Barbara Reid’s amazing ways with Plasticine are familiar to readers from her imaginative illustrations for a number of books such as Have You Seen Birds? and The New Baby Calf, but in this new book her invention and creativity seem as fresh as ever. Slices of ham with pineapple rings, expressive faces of different ages, party hats, lawn chairs and a shaggy dog – Reid manages to give them all a convincing texture and vitality on the page. As well as shaping Plasticine into pictures, Reid also composed the verse of the text here. In bouncing rhyme, a little girl gives a present-tense account of being taken with her younger sister to a family party. After some initial feelings of shyness and discomfort, the girls soon plunge into the pleasures of unstructured fun with the other children – running, spinning, laughing ’til it hurts, and eating lots of party food. The focus of most of the book is on movement, and both text and pictures give a vivid sense of physical experience of the moment, as the narrator suffers Aunt Joan’s welcoming kiss, zips through the crowd of adults, and hides under the table to lick icing off candles.

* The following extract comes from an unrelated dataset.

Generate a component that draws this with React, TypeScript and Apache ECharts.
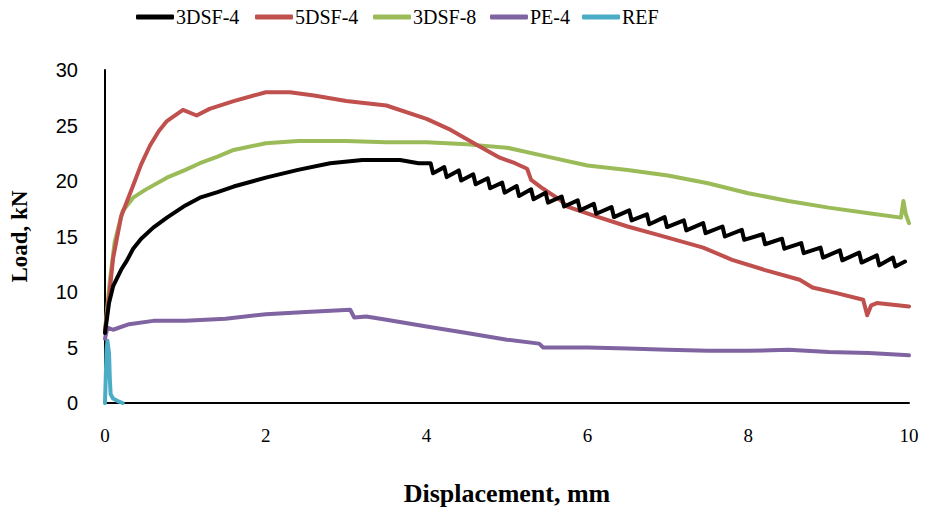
import React, { useEffect, useRef } from "react";
import * as echarts from "echarts";

const seriesNames = ["3DSF-4", "5DSF-4", "3DSF-8", "PE-4", "REF"];
const xTicks = [0, 2, 4, 6, 8, 10];
const yTicks = [0, 5, 10, 15, 20, 25, 30];

const dsf3_4: number[][] = [
  [0, 6.3], [0.05, 9], [0.1, 10.5], [0.2, 12], [0.27, 12.8], [0.35, 13.9], [0.45, 14.8],
  [0.6, 15.8], [0.77, 16.7], [1.0, 17.8], [1.18, 18.5], [1.4, 19.0], [1.6, 19.5],
  [2.0, 20.3], [2.4, 21.0], [2.8, 21.6], [3.2, 21.9], [3.67, 21.9], [3.9, 21.6],
  [4.05, 21.6], [4.08, 20.7], [4.22, 21.25], [4.25, 20.35], [4.4, 20.95], [4.43, 20.05],
  [4.58, 20.6], [4.61, 19.7], [4.76, 20.25], [4.79, 19.35], [4.94, 19.85], [4.97, 18.95],
  [5.12, 19.55], [5.15, 18.65], [5.3, 19.25], [5.33, 18.35], [5.48, 18.95], [5.51, 18.05],
  [5.68, 18.6], [5.71, 17.7], [5.88, 18.25], [5.91, 17.35], [6.08, 17.95], [6.11, 17.05],
  [6.3, 17.65], [6.33, 16.75], [6.52, 17.35], [6.55, 16.45], [6.74, 17.0], [6.77, 16.1],
  [6.96, 16.75], [6.99, 15.85], [7.2, 16.45], [7.23, 15.55], [7.44, 16.2], [7.47, 15.3],
  [7.68, 15.9], [7.71, 15.0], [7.92, 15.6], [7.95, 14.7], [8.18, 15.2], [8.21, 14.3],
  [8.42, 14.8], [8.45, 13.9], [8.66, 14.4], [8.69, 13.5], [8.9, 14.0], [8.93, 13.1],
  [9.14, 13.75], [9.17, 12.85], [9.38, 13.55], [9.41, 12.65], [9.6, 13.3], [9.63, 12.4],
  [9.8, 13.1], [9.83, 12.3], [9.95, 12.75]
];

const dsf5_4: number[][] = [
  [0, 6.5], [0.05, 9.5], [0.1, 13], [0.2, 16.8], [0.35, 19.6], [0.45, 21.5], [0.56, 23.2],
  [0.67, 24.5], [0.77, 25.4], [0.97, 26.4], [1.14, 25.9], [1.3, 26.5], [1.6, 27.2],
  [2.0, 28.0], [2.3, 28.0], [2.6, 27.7], [3.0, 27.2], [3.5, 26.8], [4.0, 25.6],
  [4.3, 24.6], [4.66, 23.1], [4.91, 22.1], [5.1, 21.6], [5.25, 21.1], [5.3, 20.1],
  [5.45, 19.3], [5.66, 18.3], [5.75, 17.7], [6.07, 16.9], [6.5, 15.9], [6.9, 15.1],
  [7.44, 14.0], [7.8, 12.9], [8.2, 12.0], [8.64, 11.1], [8.8, 10.4], [9.1, 9.9],
  [9.43, 9.3], [9.48, 7.9], [9.53, 8.8], [9.6, 9.0], [10.0, 8.7]
];

const dsf3_8: number[][] = [
  [0, 6.5], [0.06, 11], [0.12, 14.5], [0.22, 17.3], [0.35, 18.5], [0.5, 19.2],
  [0.77, 20.3], [1.0, 21.0], [1.18, 21.6], [1.4, 22.2], [1.6, 22.8], [2.0, 23.4],
  [2.4, 23.6], [3.0, 23.6], [3.5, 23.5], [4.0, 23.5], [4.5, 23.3], [5.0, 23.0],
  [5.5, 22.2], [6.0, 21.4], [6.5, 21.0], [7.0, 20.5], [7.5, 19.8], [8.0, 18.9],
  [8.5, 18.2], [9.0, 17.6], [9.5, 17.1], [9.9, 16.7], [9.93, 18.2], [9.96, 17.0], [10.0, 16.2]
];

const pe_4: number[][] = [
  [0, 5.8], [0.03, 6.8], [0.1, 6.6], [0.3, 7.1], [0.6, 7.4], [1.0, 7.4], [1.5, 7.6],
  [2.0, 8.0], [2.5, 8.2], [3.05, 8.4], [3.1, 7.7], [3.25, 7.8], [3.5, 7.5], [4.0, 6.9],
  [4.5, 6.3], [5.0, 5.7], [5.4, 5.35], [5.45, 5.0], [6.0, 5.0], [6.5, 4.9], [7.0, 4.8],
  [7.5, 4.7], [8.0, 4.7], [8.5, 4.8], [9.0, 4.6], [9.5, 4.5], [10.0, 4.3]
];

const ref: number[][] = [
  [0, 0], [0.01, 2.5], [0.02, 4.8], [0.03, 5.6], [0.05, 4.5], [0.06, 2.2],
  [0.07, 0.8], [0.1, 0.4], [0.15, 0.2], [0.22, 0]
];

const colors = ["#000000", "#C0504D", "#9BBB59", "#8064A2", "#4BACC6"];
const allData = [dsf3_4, dsf5_4, dsf3_8, pe_4, ref];
const legendLefts = [131, 250, 368, 485, 577];

const SERIF = "'Liberation Serif', 'DejaVu Serif', serif";
const SANS = "'Liberation Sans', Arial, sans-serif";

export default function App() {
  const ref1 = useRef<HTMLDivElement>(null);
  useEffect(() => {
    if (!ref1.current) return;
    const chart = echarts.init(ref1.current, null, { renderer: "svg" });
    chart.setOption({
      animation: false,
      backgroundColor: "#ffffff",
      legend: seriesNames.map((name, i) => ({
        left: legendLefts[i],
        top: 2,
        itemWidth: 38,
        itemHeight: 5,
        icon: "roundRect",
        textStyle: { fontFamily: SERIF, fontSize: 20, color: "#000", padding: [0, 0, 0, -3] },
        data: [name]
      })),
      grid: { left: 105, right: 39, top: 70, bottom: 106, containLabel: false },
      xAxis: {
        type: "value",
        min: 0,
        max: 10,
        interval: 2,
        name: "Displacement, mm",
        nameLocation: "middle",
        nameGap: 77,
        nameTextStyle: { fontFamily: SERIF, fontSize: 26, fontWeight: "bold", color: "#000" },
        axisLine: { show: true, lineStyle: { color: "#000", width: 2 } },
        axisTick: { show: false },
        splitLine: { show: false },
        axisLabel: {
          margin: 23,
          fontFamily: SERIF,
          fontSize: 19,
          color: "#000",
          formatter: (v: number) => (xTicks.includes(v) ? String(v) : "")
        }
      },
      yAxis: {
        type: "value",
        min: 0,
        max: 30,
        interval: 5,
        name: "Load, kN",
        nameLocation: "middle",
        nameRotate: 90,
        nameGap: 74,
        nameTextStyle: { fontFamily: SERIF, fontSize: 23, fontWeight: "bold", color: "#000" },
        axisLine: { show: true, lineStyle: { color: "#000", width: 2 } },
        axisTick: { show: false },
        splitLine: { show: false },
        axisLabel: {
          margin: 27,
          fontFamily: SANS,
          fontSize: 20,
          color: "#000",
          formatter: (v: number) => (yTicks.includes(v) ? String(v) : "")
        }
      },
      series: seriesNames.map((name, i) => ({
        name,
        type: "line",
        data: allData[i],
        showSymbol: false,
        symbol: "none",
        smooth: false,
        z: 10 - i,
        lineStyle: { color: colors[i], width: 4, join: "round", cap: "round" },
        itemStyle: { color: colors[i] }
      }))
    });
    return () => chart.dispose();
  }, []);
  return (
    <div
      ref={ref1}
      style={{ position: "fixed", left: 0, top: 0, width: 948, height: 511 }}
    />
  );
}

We learn that this is Grandma’s 90th birthday party, and the mixture of ages of the family party-goers, the huge fenced backyard where the event takes place, and the often-repeated refrain “at the party” combine to evoke a feeling of security and warmth. The pictures are full of amusing details, such as the many different kinds of shoes – all convincingly evoked in Plasticine – and the fat uncle finishing up leftovers as the table is cleared. Personalities and little dramas are suggested in the background: an early tableau of romping children is framed by a pair of droopy adolescents, caught between the generations and feeling too old to join in the fun, but a few pages later we see that they have found each other and are enjoying themselves. Reid skillfully presents the pictures from different angles and always suggests a strong tactile awareness of the everyday world. Perhaps one of the most appealing qualities of her work, finally, is the way her own creativity with her medium tempts readers to find some modelling clay and try it too!